Nearly 20,000 Indians from the Five Civilized Tribes served in more than a dozen Indian units in the Confederate Army during the Civil War. The more prominent of the units included the Cherokee Mounted Rifles, the Thomas’ Legion of Eastern Cherokee, the Cherokee Cavalry, the Chickasaw Cavalry, the Chickasaw Infantry, the Choctaw and Chickasaw Mounted Rifles, the Choctaw Cavalry, the Creek Mounted Volunteers, and the Seminole Mounted Volunteers. In 1864 the Indian Cavalry Brigade was organized and commanded by Cherokee Nation leader Brig. Gen. Stand Watie. Watie did not surrender his brigade until June 1865, making him the last Confederate general to surrender.

American Indians not only served in the Confederate Army but also in the Confederate Congress. One of several to serve in both was Elias Cornelius Boudinot. He was a lieutenant colonel in the army, fighting in the battles of Pea Ridge, Locust Grove, and Prairie Grove, as well as the Cherokee delegate to Congress.

The 13th Amendment, ratified during the fall of 1865, abolished slavery in the U.S. as a whole but not among the Five Civilized Tribes. Although the Indians were “under the protection of the United States,” it was unclear how the Constitution applied to them.
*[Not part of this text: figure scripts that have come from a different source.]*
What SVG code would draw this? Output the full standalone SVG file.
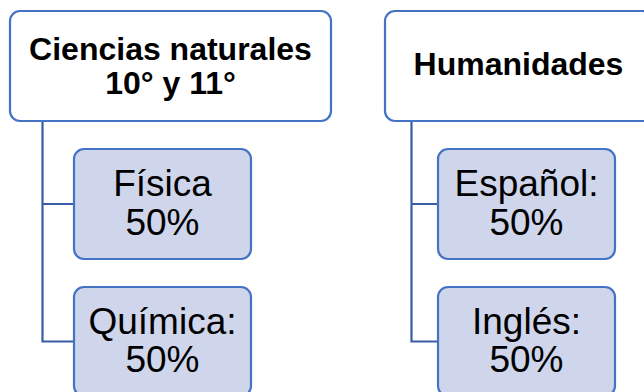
<svg xmlns="http://www.w3.org/2000/svg" width="644" height="392" viewBox="0 0 644 392">
<style>
.top{fill:#FFFFFF;stroke:#4472C4;stroke-width:2.2}
.child{fill:#CFD5EA;stroke:#4472C4;stroke-width:2.2}
.conn{fill:none;stroke:#3A5DA5;stroke-width:2.2}
.tt{font-family:"Liberation Sans",Arial,sans-serif;font-weight:bold;font-size:32px;fill:#000;text-anchor:middle}
.ct{font-family:"Liberation Sans",Arial,sans-serif;font-size:37px;fill:#000;text-anchor:middle}
</style>
<rect width="644" height="392" fill="#FFFFFF"/>
<g id="connectors">
<path class="conn" d="M42.5,121 V341.5 H74 M42.5,204 H74"/>
<path class="conn" d="M411.5,121 V341.5 H438 M411.5,204 H438"/>
</g>
<g id="ciencias">
<rect class="top" x="10" y="11" width="321" height="110" rx="10"/>
<text class="tt" x="170.5" y="59.5">Ciencias naturales</text>
<text class="tt" x="170.5" y="93.5">10° y 11°</text>
</g>
<g id="fisica">
<rect class="child" x="74" y="149" width="177" height="110" rx="10"/>
<text class="ct" x="162.5" y="196">Física</text>
<text class="ct" x="162.5" y="234.5">50%</text>
</g>
<g id="quimica">
<rect class="child" x="74" y="287" width="177" height="109" rx="10"/>
<text class="ct" x="162.5" y="333.5">Química:</text>
<text class="ct" x="162.5" y="372">50%</text>
</g>
<g id="humanidades">
<rect class="top" x="385" y="11" width="267" height="110" rx="10"/>
<text class="tt" x="518.5" y="74.5">Humanidades</text>
</g>
<g id="espanol">
<rect class="child" x="438" y="149" width="177" height="110" rx="10"/>
<text class="ct" x="526.5" y="196">Español:</text>
<text class="ct" x="526.5" y="234.5">50%</text>
</g>
<g id="ingles">
<rect class="child" x="438" y="287" width="177" height="109" rx="10"/>
<text class="ct" x="526.5" y="333.5">Inglés:</text>
<text class="ct" x="526.5" y="372">50%</text>
</g>
</svg>
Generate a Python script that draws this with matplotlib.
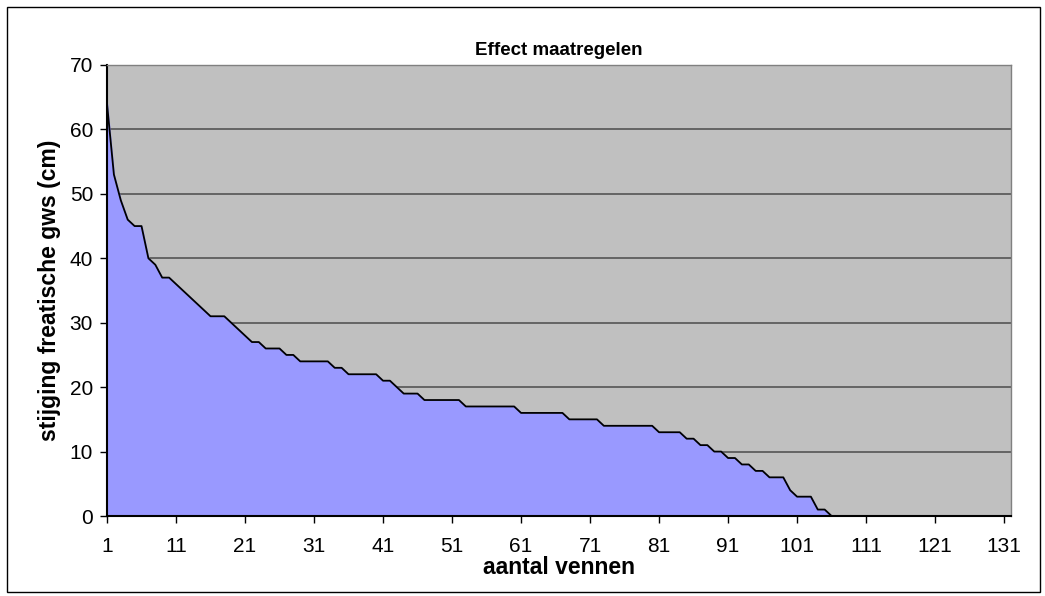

As a consequence, blacks remained as slaves in Indian Territory until July and August 1866 after the U.S. government had negotiated new treaties with the individual tribes that included specific clauses prohibiting slavery. Even then, some slaveholders among the Five Civilized Tribes didn’t comply until 1867.

Unfortunately, these complexities and uncomfortable facts of slavery in the United States are unknown to the majority of Americans today. I suspect those now talking about reparations are among them.